>> START
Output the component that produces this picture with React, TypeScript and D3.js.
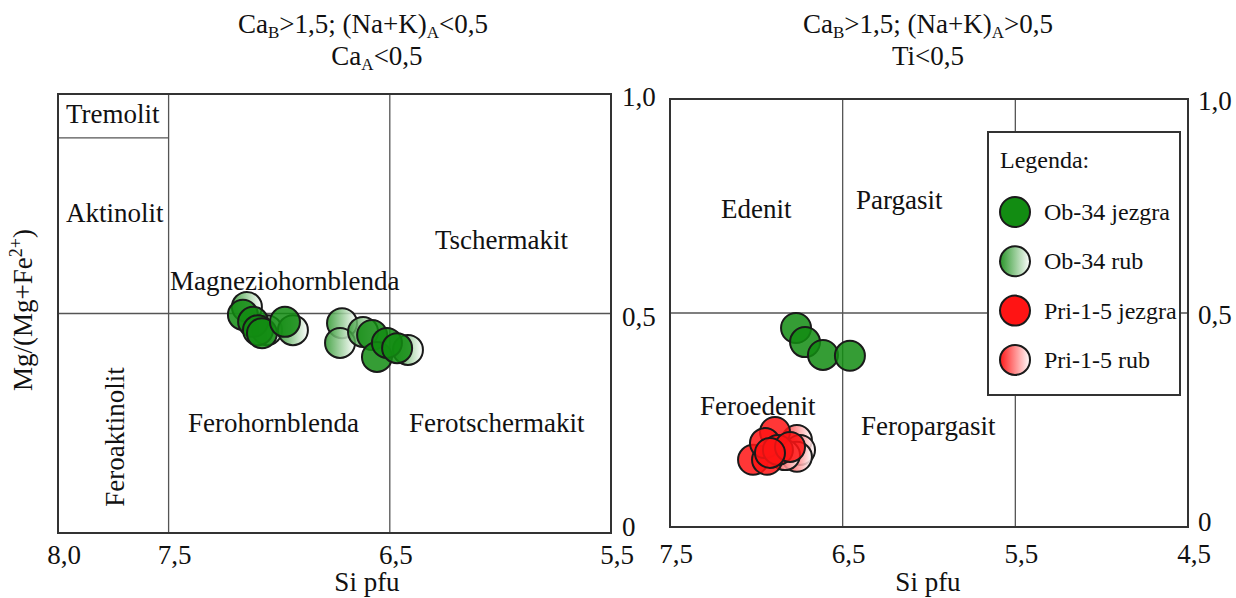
import React from "react";
import * as d3 from "d3";

// ---- data ----
const leftXTicks = [8.0, 7.5, 6.5, 5.5];
const leftXTickLabels = ["8,0", "7,5", "6,5", "5,5"];
const rightXTicks = [7.5, 6.5, 5.5, 4.5];
const rightXTickLabels = ["7,5", "6,5", "5,5", "4,5"];
const yTicks = [0, 0.5, 1.0];
const yTickLabels = ["0", "0,5", "1,0"];

// left panel (Si pfu, Mg/(Mg+Fe2+))
const obJezgraLeft: [number, number][] = [
  [7.164, 0.497], [7.118, 0.481], [7.096, 0.462], [7.078, 0.455], [6.974, 0.481],
  [6.58, 0.451], [6.558, 0.401], [6.513, 0.433], [6.467, 0.421],
];
const obRubLeft: [number, number][] = [
  [7.146, 0.515], [7.055, 0.462], [6.938, 0.462], [6.716, 0.478], [6.725, 0.433],
  [6.621, 0.458], [6.418, 0.417],
];
// right panel
const obJezgraRight: [number, number][] = [
  [6.77, 0.465], [6.718, 0.432], [6.614, 0.402], [6.458, 0.4],
];
const priRub: [number, number][] = [
  [6.765, 0.203], [6.747, 0.18], [6.765, 0.164], [6.834, 0.168],
];
const priJezgra: [number, number][] = [
  [7.019, 0.157], [6.938, 0.157], [6.892, 0.222], [6.95, 0.196], [6.875, 0.18],
  [6.805, 0.187], [6.921, 0.173],
];

const legendItems = [
  { label: "Ob-34 jezgra", fill: "#128c12" },
  { label: "Ob-34 rub", fill: "url(#gradGreen)" },
  { label: "Pri-1-5 jezgra", fill: "#ff1414" },
  { label: "Pri-1-5 rub", fill: "url(#gradRed)" },
];

const FONT = "'Liberation Serif', 'Times New Roman', serif";
const FRAME = "#333";
const LINE = "#555";
const R = 15;
const FS = 27;

export default function App() {
  const xL = d3.scaleLinear().domain([8, 5.5]).range([58, 611]);
  const yL = d3.scaleLinear().domain([0, 1]).range([533, 94]);
  const xR = d3.scaleLinear().domain([7.5, 4.5]).range([670, 1188]);
  const yR = d3.scaleLinear().domain([0, 1]).range([527, 99]);

  const dots = (
    data: [number, number][],
    x: d3.ScaleLinear<number, number>,
    y: d3.ScaleLinear<number, number>,
    fill: string,
    key: string
  ) =>
    data.map((d, i) => (
      <circle
        key={key + i}
        cx={x(d[0])}
        cy={y(d[1])}
        r={R}
        fill={fill}
        fillOpacity={0.85}
        stroke="#1a1a1a"
        strokeWidth={2}
      />
    ));

  const txt = { fontFamily: FONT, fill: "#111" } as const;

  return (
    <svg
      width={1236}
      height={598}
      style={{ position: "absolute", left: 0, top: 0, background: "#fff" }}
    >
      <defs>
        <linearGradient id="gradGreen" x1="0" x2="1" y1="0" y2="0">
          <stop offset="0" stopColor="#2a962a" />
          <stop offset="1" stopColor="#ffffff" />
        </linearGradient>
        <linearGradient id="gradRed" x1="0" x2="1" y1="0" y2="0">
          <stop offset="0" stopColor="#ff1a1a" />
          <stop offset="1" stopColor="#ffffff" />
        </linearGradient>
      </defs>
      <rect width={1236} height={598} fill="#fff" />

      {/* Titles */}
      <text x={363} y={33} fontSize={FS} textAnchor="middle" {...txt}>
        Ca<tspan fontSize={17} dy={5}>B</tspan>
        <tspan dy={-5}>&gt;1,5; (Na+K)</tspan>
        <tspan fontSize={17} dy={5}>A</tspan>
        <tspan dy={-5}>&lt;0,5</tspan>
      </text>
      <text x={377} y={65} fontSize={FS} textAnchor="middle" {...txt}>
        Ca<tspan fontSize={17} dy={5}>A</tspan>
        <tspan dy={-5}>&lt;0,5</tspan>
      </text>
      <text x={928} y={33} fontSize={FS} textAnchor="middle" {...txt}>
        Ca<tspan fontSize={17} dy={5}>B</tspan>
        <tspan dy={-5}>&gt;1,5; (Na+K)</tspan>
        <tspan fontSize={17} dy={5}>A</tspan>
        <tspan dy={-5}>&gt;0,5</tspan>
      </text>
      <text x={928} y={65} fontSize={FS} textAnchor="middle" {...txt}>
        Ti&lt;0,5
      </text>

      {/* Left panel */}
      <g>
        <line x1={xL(7.5)} x2={xL(7.5)} y1={yL(0)} y2={yL(1)} stroke={LINE} strokeWidth={1.3} />
        <line x1={xL(6.5)} x2={xL(6.5)} y1={yL(0)} y2={yL(1)} stroke={LINE} strokeWidth={1.3} />
        <line x1={xL(8)} x2={xL(5.5)} y1={yL(0.5)} y2={yL(0.5)} stroke={LINE} strokeWidth={1.3} />
        <line x1={xL(8)} x2={xL(7.5)} y1={yL(0.9)} y2={yL(0.9)} stroke={LINE} strokeWidth={1.3} />
        <rect
          x={xL(8)}
          y={yL(1)}
          width={xL(5.5) - xL(8)}
          height={yL(0) - yL(1)}
          fill="none"
          stroke={FRAME}
          strokeWidth={2}
        />
        <text x={66} y={123} fontSize={FS} {...txt}>Tremolit</text>
        <text x={66} y={222} fontSize={FS} {...txt}>Aktinolit</text>
        <text x={170} y={290} fontSize={FS} {...txt}>Magneziohornblenda</text>
        <text x={435} y={249} fontSize={FS} {...txt}>Tschermakit</text>
        <text x={188} y={432} fontSize={FS} {...txt}>Ferohornblenda</text>
        <text x={409} y={432} fontSize={FS} {...txt}>Ferotschermakit</text>
        <text
          transform="translate(124,437) rotate(-90)"
          fontSize={FS}
          textAnchor="middle"
          {...txt}
        >
          Feroaktinolit
        </text>
        {dots(obRubLeft, xL, yL, "url(#gradGreen)", "lr")}
        {dots(obJezgraLeft, xL, yL, "#128c12", "lj")}
        {leftXTicks.map((t, i) => (
          <text key={"lx" + i} x={xL(t) + 6} y={564} fontSize={FS} textAnchor="middle" {...txt}>
            {leftXTickLabels[i]}
          </text>
        ))}
        {yTicks.map((t, i) => (
          <text key={"ly" + i} x={622} y={Math.min(yL(t) + 12, yL(0) + 3)} fontSize={FS} {...txt}>
            {yTickLabels[i]}
          </text>
        ))}
        <text x={367} y={591} fontSize={FS} textAnchor="middle" {...txt}>Si pfu</text>
        <text transform="translate(32,310) rotate(-90)" fontSize={FS} textAnchor="middle" {...txt}>
          Mg/(Mg+Fe<tspan fontSize={18} dy={-10}>2+</tspan>
          <tspan dy={10}>)</tspan>
        </text>
      </g>

      {/* Right panel */}
      <g>
        <line x1={xR(6.5)} x2={xR(6.5)} y1={yR(0)} y2={yR(1)} stroke={LINE} strokeWidth={1.3} />
        <line x1={xR(5.5)} x2={xR(5.5)} y1={yR(0)} y2={yR(1)} stroke={LINE} strokeWidth={1.3} />
        <line x1={xR(7.5)} x2={xR(4.5)} y1={yR(0.5)} y2={yR(0.5)} stroke={LINE} strokeWidth={1.3} />
        <rect
          x={xR(7.5)}
          y={yR(1)}
          width={xR(4.5) - xR(7.5)}
          height={yR(0) - yR(1)}
          fill="none"
          stroke={FRAME}
          strokeWidth={2}
        />
        <text x={721} y={218} fontSize={FS} {...txt}>Edenit</text>
        <text x={856} y={209} fontSize={FS} {...txt}>Pargasit</text>
        <text x={700} y={415} fontSize={FS} {...txt}>Feroedenit</text>
        <text x={861} y={435} fontSize={FS} {...txt}>Feropargasit</text>
        {dots(obJezgraRight, xR, yR, "#128c12", "rj")}
        {dots(priRub, xR, yR, "url(#gradRed)", "pr")}
        {dots(priJezgra, xR, yR, "#ff1414", "pj")}
        {rightXTicks.map((t, i) => (
          <text key={"rx" + i} x={xR(t) + 6} y={563} fontSize={FS} textAnchor="middle" {...txt}>
            {rightXTickLabels[i]}
          </text>
        ))}
        {yTicks.map((t, i) => (
          <text key={"ry" + i} x={1198} y={Math.min(yR(t) + 11, yR(0) + 4)} fontSize={FS} {...txt}>
            {yTickLabels[i]}
          </text>
        ))}
        <text x={928} y={591} fontSize={FS} textAnchor="middle" {...txt}>Si pfu</text>

        {/* Legend */}
        <rect x={988} y={132} width={192} height={263} fill="#fff" stroke={FRAME} strokeWidth={2} />
        <text x={1000} y={168} fontSize={24} {...txt}>Legenda:</text>
        {legendItems.map((it, i) => {
          const cy = 212 + i * 49.3;
          return (
            <g key={"lg" + i}>
              <circle cx={1015} cy={cy} r={R} fill={it.fill} stroke="#1a1a1a" strokeWidth={2} />
              <text x={1044} y={cy + 8} fontSize={24} {...txt}>{it.label}</text>
            </g>
          );
        })}
      </g>
    </svg>
  );
}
>> END
> **Task details**
Copy nothing but the lines from the top of the material through the line holding "const yR = d3.scaleLinear().domain([0, 1]).range([527, 99]);", exactly as written; omit pictures.

> **Answer**
Output the component that produces this picture with React, TypeScript and D3.js.
import React from "react";
import * as d3 from "d3";

// ---- data ----
const leftXTicks = [8.0, 7.5, 6.5, 5.5];
const leftXTickLabels = ["8,0", "7,5", "6,5", "5,5"];
const rightXTicks = [7.5, 6.5, 5.5, 4.5];
const rightXTickLabels = ["7,5", "6,5", "5,5", "4,5"];
const yTicks = [0, 0.5, 1.0];
const yTickLabels = ["0", "0,5", "1,0"];

// left panel (Si pfu, Mg/(Mg+Fe2+))
const obJezgraLeft: [number, number][] = [
  [7.164, 0.497], [7.118, 0.481], [7.096, 0.462], [7.078, 0.455], [6.974, 0.481],
  [6.58, 0.451], [6.558, 0.401], [6.513, 0.433], [6.467, 0.421],
];
const obRubLeft: [number, number][] = [
  [7.146, 0.515], [7.055, 0.462], [6.938, 0.462], [6.716, 0.478], [6.725, 0.433],
  [6.621, 0.458], [6.418, 0.417],
];
// right panel
const obJezgraRight: [number, number][] = [
  [6.77, 0.465], [6.718, 0.432], [6.614, 0.402], [6.458, 0.4],
];
const priRub: [number, number][] = [
  [6.765, 0.203], [6.747, 0.18], [6.765, 0.164], [6.834, 0.168],
];
const priJezgra: [number, number][] = [
  [7.019, 0.157], [6.938, 0.157], [6.892, 0.222], [6.95, 0.196], [6.875, 0.18],
  [6.805, 0.187], [6.921, 0.173],
];

const legendItems = [
  { label: "Ob-34 jezgra", fill: "#128c12" },
  { label: "Ob-34 rub", fill: "url(#gradGreen)" },
  { label: "Pri-1-5 jezgra", fill: "#ff1414" },
  { label: "Pri-1-5 rub", fill: "url(#gradRed)" },
];

const FONT = "'Liberation Serif', 'Times New Roman', serif";
const FRAME = "#333";
const LINE = "#555";
const R = 15;
const FS = 27;

export default function App() {
  const xL = d3.scaleLinear().domain([8, 5.5]).range([58, 611]);
  const yL = d3.scaleLinear().domain([0, 1]).range([533, 94]);
  const xR = d3.scaleLinear().domain([7.5, 4.5]).range([670, 1188]);
  const yR = d3.scaleLinear().domain([0, 1]).range([527, 99]);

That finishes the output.